Paris
CNN
—
France’s finance minister is in the spotlight. But it’s not the country’s downgraded credit rating, nor the government’s hated retirement age hike that’s got people talking.
His work “Fugue Americaine” – which includes a scene with an unforgettable phrase about an anus – has brought mockery, even in France, where a politician writing erotica is nothing new.
The offending passage has thrown a harsh light back on the storied history of French politicians’ flirtations with literary careers.
Le Maire’s fourth book in five years, the release of “Fugue Americaine” saw the minister face questions about his moonlighting as a writer.
“10 lines on 480 pages – you should read the book,” he said Wednesday to French broadcaster France Info, his exasperation evident at being questioned on the book’s most erotic scene a week after its publication.
“It is about music, my passion for music,” Le Maire insisted of the novel, whose central character is a piano virtuoso.

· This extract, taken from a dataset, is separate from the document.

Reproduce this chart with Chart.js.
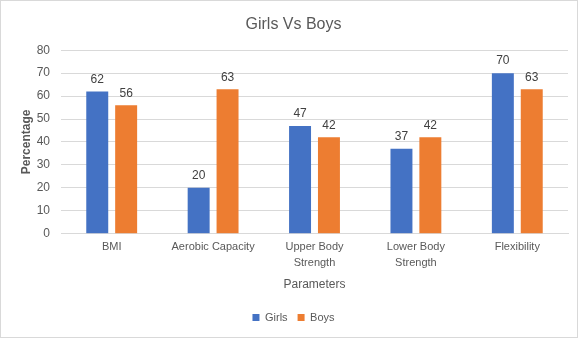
<!DOCTYPE html>
<html><head><meta charset="utf-8">
<script src="https://cdn.jsdelivr.net/npm/chart.js@4/dist/chart.umd.min.js"></script>
<style>
html,body{margin:0;padding:0;background:#fff;}
#wrap{position:absolute;left:0;top:0;width:576px;height:336px;border:1px solid #d9d9d9;}
canvas{display:block;}
</style></head>
<body><div id="wrap"><canvas id="c" width="576" height="336"></canvas></div>
<script>
const categories = [["BMI"], ["Aerobic Capacity"], ["Upper Body", "Strength"], ["Lower Body", "Strength"], ["Flexibility"]];
const girls = [62, 20, 47, 37, 70];
const boys = [56, 63, 42, 42, 63];
const yTicks = [0, 10, 20, 30, 40, 50, 60, 70, 80];

const valueLabels = {
  id: 'valueLabels',
  afterDatasetsDraw(chart) {
    const ctx = chart.ctx;
    ctx.save();
    ctx.font = '12px "Liberation Sans", Arial, sans-serif';
    ctx.fillStyle = '#404040';
    ctx.textAlign = 'center';
    ctx.textBaseline = 'bottom';
    chart.data.datasets.forEach((ds, i) => {
      chart.getDatasetMeta(i).data.forEach((bar, j) => {
        ctx.fillText(ds.data[j], bar.x, bar.y - 6);
      });
    });
    ctx.restore();
  }
};

Chart.defaults.font.family = '"Liberation Sans", Arial, sans-serif';
Chart.defaults.color = '#595959';

new Chart(document.getElementById('c'), {
  type: 'bar',
  data: {
    labels: categories,
    datasets: [
      { label: 'Girls', data: girls, backgroundColor: '#4472c4' },
      { label: 'Boys', data: boys, backgroundColor: '#ed7d31' }
    ]
  },
  options: {
    responsive: false,
    animation: false,
    layout: { padding: { left: 18, right: 9, top: 4, bottom: 4 } },
    datasets: { bar: { categoryPercentage: 0.57, barPercentage: 0.76 } },
    plugins: {
      title: { display: true, text: 'Girls Vs Boys', color: '#595959',
        font: { size: 16, weight: 'normal' }, padding: { top: 10, bottom: 16 } },
      legend: { position: 'bottom', labels: { boxWidth: 7, boxHeight: 7, font: { size: 11 }, padding: 10 } },
      tooltip: { enabled: false }
    },
    scales: {
      x: {
        grid: { display: false, drawTicks: false },
        border: { color: '#d9d9d9' },
        ticks: { font: { size: 11, lineHeight: 1.45 }, maxRotation: 0, padding: 5 },
        title: { display: true, text: 'Parameters', font: { size: 12 }, padding: { top: 2, bottom: 10 } }
      },
      y: {
        min: 0, max: 80,
        afterBuildTicks(axis) { axis.ticks = yTicks.map(v => ({ value: v })); },
        afterFit(axis) { axis.width = 42; },
        grid: { color: '#d9d9d9', drawTicks: false },
        border: { display: false },
        ticks: { font: { size: 12 }, padding: 11 },
        title: { display: true, text: 'Percentage', font: { size: 12, weight: 'bold' }, padding: { top: 0, bottom: 0 } }
      }
    }
  },
  plugins: [valueLabels]
});
</script></body></html>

For France’s finance chief, politics and prose go hand in hand.
“If there were only politics – without the freedom that literary and romantic creation gives – politics would not be enough,” he said in an interview last week.
“A lot of civil servants, senior civil servants like to take on an intellectual dimension especially, I would say, a literary one,” Luc Rouban, the head of the Centre for National Scientific Research attached to Science Po, France’s political sciences university, told CNN.
“It’s a bit of provocation,” the researcher added, “that’s largely part of the culture of the grande bourgeoisie.”
Le Maire is no stranger to harsh critiques, or steamy lines. His first book – “Le Ministre”, a memoir of his early years in the foreign ministry – describes an intimate scene with his wife in a Venetian bath.
And after years of rumors, the finance minister finally admitted to his pseudonym ‘Duc William’, the name he used as a student to write a passionate erotic novel about a doctor and a married woman.
Le Maire has been stoic on his infamy. “Who cares?” he told France Info, when asked if he was worried about being mocked.
He’s far from the first to feel similar heat.
Marie Minelli, known in her day job as junior social affairs minister Marlène Schiappa, has written titles including “Dare to Have a Female Orgasm” and “Letter to my Uterus.”
She ruffled feathers recently by appearing fully clothed on the cover of Playboy magazine.
The crime novel of Macron’s former prime minister, Edouard Phillipe, also came with a few titillating passages, including one detailing the perfect bosom.
“A real chest is round, it’s comfortable, it’s welcoming and you have to be able to put your nose in the middle with jubilation,” he wrote.
The aristocratic President Giscard d’Estaing wrote a bestseller in office and infamously, later in life, the novel “La Princess et le President,” about a fling with the Princess of Wales, thought to represent Princess Diana.
It is common for French men of state to write, Rouban said. During his mandate, President Georges Pompidou edited a collection of poetry while the retired President Charles De Gaulle wrote his memoirs.
Times may have changed.
While the corner of erotica in Le Maire’s latest literary offering may have provoked sniggers, it’s not so much the content as the time commitment to his writing that has annoyed parts of the French public.
Some in France chastized the finance minister for devoting time to writing, especially as the country weathers economic headwinds.
Rising inflation has challenged the French economy since 2021, reaching a peak in early 2023 of 7.2%. That figure, while historically high for France, still remains low for parts of Europe today.
The French finance ministry confirmed to CNN that Le Maire had warned the French presidency of the book before its release.
And the finance minister seemed unabashed on Twitter.
“Literature allows me to escape my everyday life, to take a step back, to think differently,” he said in a statement. “It is a need that is worth waking up early for, worth going to bed late for, to spend one’s weekends and one’s holidays.”